CASTIGLIONE, Baldassarre.
ALDINE POETRY
CASTIGLIONE, Baldassarre.. Stanze pastorali
Venice, haer. Aldo I Manuzio, 1553.
Exceptionally good, clean copy of the first edition of a pastoral composition written jointly by Baldassarre Castiglione and Cesare Gonzaga. A commercial enterprise, it features a dedicatory letter by the poet Anton Giacomo Corso explaining how Castiglione and Gonzaga s Eclogue had been preserved in ms. in his own library for a long time and was now being finally revealed to the world incidentally together with the second edition of his own rime , which occupies most of the work. Castiglione (1478-1529) was a courtier, soldier, diplomat and greatly influential author.

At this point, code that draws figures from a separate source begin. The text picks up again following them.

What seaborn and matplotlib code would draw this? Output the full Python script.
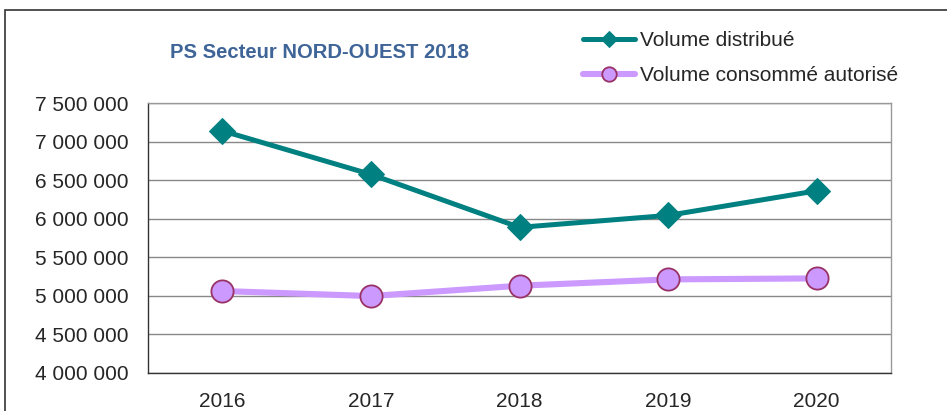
import pandas as pd
import matplotlib
matplotlib.use('Agg')
import matplotlib.pyplot as plt
import seaborn as sns
from matplotlib.patches import Rectangle
from matplotlib.ticker import FuncFormatter, FixedLocator

years = ['2016', '2017', '2018', '2019', '2020']
volume_distribue = [7141000, 6576000, 5889000, 6044000, 6363000]
volume_consomme = [5063000, 4998000, 5132000, 5214000, 5227000]

label_distribue = 'Volume distribué'
label_consomme = 'Volume consommé autorisé'
title = 'PS Secteur NORD-OUEST 2018'

sns.set_style('white')
plt.rcParams['font.family'] = ['Liberation Sans', 'DejaVu Sans']

df = pd.DataFrame({
    'Année': years * 2,
    'Volume': volume_distribue + volume_consomme,
    'Série': [label_distribue] * len(years) + [label_consomme] * len(years),
})

fig = plt.figure(figsize=(9.47, 4.11), dpi=100)
ax = fig.add_axes([0.1563, 0.0925, 0.7846, 0.6565])

teal = '#008080'
lilac = '#CC99FF'
plum = '#993366'

sns.lineplot(data=df[df['Série'] == label_distribue], x='Année', y='Volume',
             color=teal, linewidth=3.6, marker='D', markersize=13,
             markeredgecolor=teal, ax=ax, label=label_distribue, zorder=4)
sns.lineplot(data=df[df['Série'] == label_consomme], x='Année', y='Volume',
             color=lilac, linewidth=4.4, marker='o', markersize=16,
             markerfacecolor=lilac, markeredgecolor=plum, markeredgewidth=1.3,
             ax=ax, label=label_consomme, zorder=3)

ax.set_xlim(-0.5, len(years) - 0.5)
ax.set_ylim(4000000, 7500000)
ax.yaxis.set_major_locator(FixedLocator(range(4000000, 7500001, 500000)))
ax.yaxis.set_major_formatter(FuncFormatter(lambda v, p: f'{int(v):,}'.replace(',', ' ')))
ax.set_xticks(range(len(years)))
ax.set_xticklabels(years)
ax.set_xticks([i - 0.5 for i in range(len(years) + 1)], minor=True)
ax.tick_params(axis='x', which='major', length=0, labelsize=15, pad=14)
ax.tick_params(axis='x', which='minor', length=6, width=1, color='#333333', direction='out')
ax.tick_params(axis='y', length=5, width=1, color='#333333', direction='out', labelsize=15, pad=9)
ax.set_xlabel('')
ax.set_ylabel('')

ax.grid(axis='y', color='#888888', linewidth=1)
ax.set_axisbelow(True)
for side in ['left', 'bottom']:
    ax.spines[side].set_color('#333333')
    ax.spines[side].set_linewidth(1)
for side in ['top', 'right']:
    ax.spines[side].set_color('#999999')
    ax.spines[side].set_linewidth(1)

fig.text(0.337, 0.873, title, ha='center', va='center', fontsize=14.6,
         fontweight='bold', color='#3F6497')

leg = ax.legend(loc='upper left', bbox_to_anchor=(0.616, 0.925), bbox_transform=fig.transFigure,
                frameon=False, fontsize=15, handlelength=2.5, handletextpad=0.2,
                labelspacing=0.8, borderaxespad=0, borderpad=0, markerscale=0.65)

fig.patches.append(Rectangle((0.0053, -0.1), 1.2, 1.076, transform=fig.transFigure,
                             fill=False, edgecolor='#333333', linewidth=1.2))

fig.savefig('out.png', dpi=100)
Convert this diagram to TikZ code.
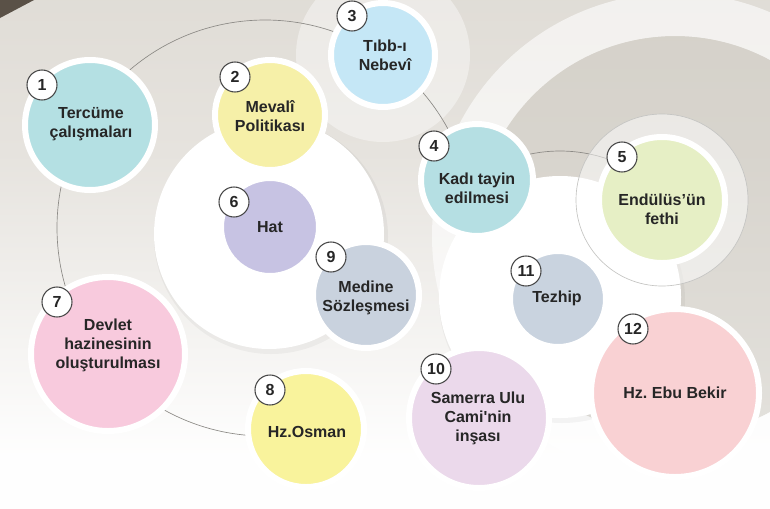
\documentclass[tikz,border=0pt]{standalone}
\usepackage{fontspec}
\setmainfont{Liberation Sans}
\definecolor{bgtop}{HTML}{D6D2CA}
\definecolor{bgmid}{HTML}{E6E3DE}
\definecolor{bgdark}{HTML}{CBC7BE}
\definecolor{cornerbrown}{HTML}{5A5147}
\definecolor{inkdark}{HTML}{262626}
\definecolor{thinline}{HTML}{8C8A86}
\definecolor{ctercume}{HTML}{B4E0E3}
\definecolor{cmevali}{HTML}{F6F0A8}
\definecolor{ctibb}{HTML}{C5E7F6}
\definecolor{ckadi}{HTML}{B5DFE3}
\definecolor{cendulus}{HTML}{E6EFC5}
\definecolor{chat}{HTML}{C7C3E3}
\definecolor{cdevlet}{HTML}{F8CADD}
\definecolor{cosman}{HTML}{F9F39C}
\definecolor{cmedine}{HTML}{C9D2DE}
\definecolor{csamerra}{HTML}{EBD9EB}
\definecolor{ctezhip}{HTML}{C9D3DF}
\definecolor{cebubekir}{HTML}{F9D1D3}
\pgfdeclareverticalshading{bgfade}{100bp}{color(0bp)=(white); color(30bp)=(white!97!bgmid); color(60bp)=(bgmid); color(100bp)=(bgtop)}
\frenchspacing
\begin{document}
\begin{tikzpicture}[x=0.75pt,y=-0.75pt,
  topic/.style={circle,draw=white,line width=4.5pt,inner sep=0pt},
  badge/.style={circle,fill=white,draw=inkdark!85,line width=0.8pt,inner sep=0pt,minimum size=22.5pt,
    font=\bfseries\fontsize{12}{12}\selectfont,text=inkdark},
  topictext/.style={align=center,inner sep=0pt,font=\bfseries\fontsize{12}{14.3}\selectfont,text=inkdark}]
\useasboundingbox (0,0) rectangle (770,508);
% background
\shade[shading=bgfade] (0,0) rectangle (770,508);
\fill[cornerbrown] (0,0)--(34,0)--(0,18)--cycle;
\fill[bgdark,opacity=.5] (675,236) circle (200);
\fill[white,opacity=.6,even odd rule] (675,236) circle (243) (675,236) circle (200);
\fill[white,opacity=.4] (383,55) circle (87);
\draw[thinline,line width=.5pt] (265,228) ++(85:208) arc[start angle=85,end angle=345,radius=208];
\fill[black,opacity=.04] (271,237) circle (117);
\fill[white] (269,234) circle (115);
\fill[black,opacity=.04] (562,300) circle (123);
\fill[white] (560,297) circle (121);
\draw[thinline,line width=.5pt] (560,297) ++(240:146) arc[start angle=240,end angle=300,radius=146];
\filldraw[fill=white,fill opacity=.5,draw=thinline!50,line width=.5pt] (662,200) circle (86);

% circles
\node[topic,fill=ctercume,minimum size=97.5pt] (c1) at (90,125) {};
\node[topic,fill=cmevali,minimum size=82.5pt] (c2) at (270,115) {};
\node[topic,fill=ctibb,minimum size=78pt] (c3) at (383,55) {};
\node[topic,fill=ckadi,minimum size=84pt] (c4) at (477,180) {};
\node[topic,fill=cendulus,minimum size=94.5pt] (c5) at (662,200) {};
\node[topic,fill=chat,minimum size=73.5pt] (c6) at (270,227) {};
\node[topic,fill=cdevlet,minimum size=115.5pt] (c7) at (108,354) {};
\node[topic,fill=cosman,minimum size=87pt] (c8) at (306,429) {};
\node[topic,fill=cmedine,minimum size=79.5pt] (c9) at (366,295) {};
\node[topic,fill=csamerra,minimum size=105pt] (c10) at (479,418) {};
\node[topic,fill=ctezhip,minimum size=72pt] (c11) at (558,299) {};
\node[topic,fill=cebubekir,minimum size=126pt] (c12) at (675,393) {};

% texts
\node[topictext] (t1) at (91,124) {Tercüme\\çalışmaları};
\node[topictext] (t2) at (270,116) {Mevalî\\Politikası};
\node[topictext] (t3) at (385,55) {Tıbb-ı\\Nebevî};
\node[topictext] (t4) at (477,188) {Kadı tayin\\edilmesi};
\node[topictext] (t5) at (662,209) {Endülüs’ün\\fethi};
\node[topictext] (t6) at (270,227) {Hat};
\node[topictext] (t7) at (108,345) {Devlet\\hazinesinin\\oluşturulması};
\node[topictext] (t8) at (307,432) {Hz.Osman};
\node[topictext] (t9) at (366,298) {Medine\\Sözleşmesi};
\node[topictext] (t10) at (478,418) {Samerra Ulu\\Cami\textquotesingle nin\\inşası};
\node[topictext] (t11) at (557,298) {Tezhip};
\node[topictext] (t12) at (675,393) {Hz. Ebu Bekir};

% numbers
\node[badge] (b1) at (42,85) {1};
\node[badge] (b2) at (235,77) {2};
\node[badge] (b3) at (352,16) {3};
\node[badge] (b4) at (434,146) {4};
\node[badge] (b5) at (622,157) {5};
\node[badge] (b6) at (234,202) {6};
\node[badge] (b7) at (57,302) {7};
\node[badge] (b8) at (270,390) {8};
\node[badge] (b9) at (331,257) {9};
\node[badge] (b10) at (436,369) {10};
\node[badge] (b11) at (526,271) {11};
\node[badge] (b12) at (633,329) {12};
\end{tikzpicture}
\end{document}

His name appears indeed at the top of the t-p of this edition, published a quarter of a century after his death and the publication of Il Cortegiano the internationally-acclaimed manual for courtiers in the Renaissance. Cesare Gonzaga (1476-1512), cousin of Castiglione, was a soldier at the court of Urbino and a poet. The Eclogue , attributed almost entirely to Castiglione, is a dialogue between the shepherds Tirsi, Iola and Dameta, whose pleasures in harping for their nymphs come close to martyrdom . It was his first vernacular composition inspired by the ottava rima of Politian and the tradition of pastoral drama. Originally staged as a play called Tirsi at the court of Urbino in 1506, it remained unpublished until 1553; one ms. copy was owned by Pietro Bembo in Venice, a member of the intellectual circle of Domenico Venier to which Corso (fl. 1540s) belonged. A beautifully printed testimony to Renaissance court culture.
USTC 819515; Renouard 157:18; Ahmanson-Murphy 450; BM STC It., p. 156; Brunet I, 1631; Fontanini II, 59; Gamba 1299. J. Cartwright, Baldassarre Castiglione: The Perfect Courtier, 2 vols(London, 1908), vol. 1.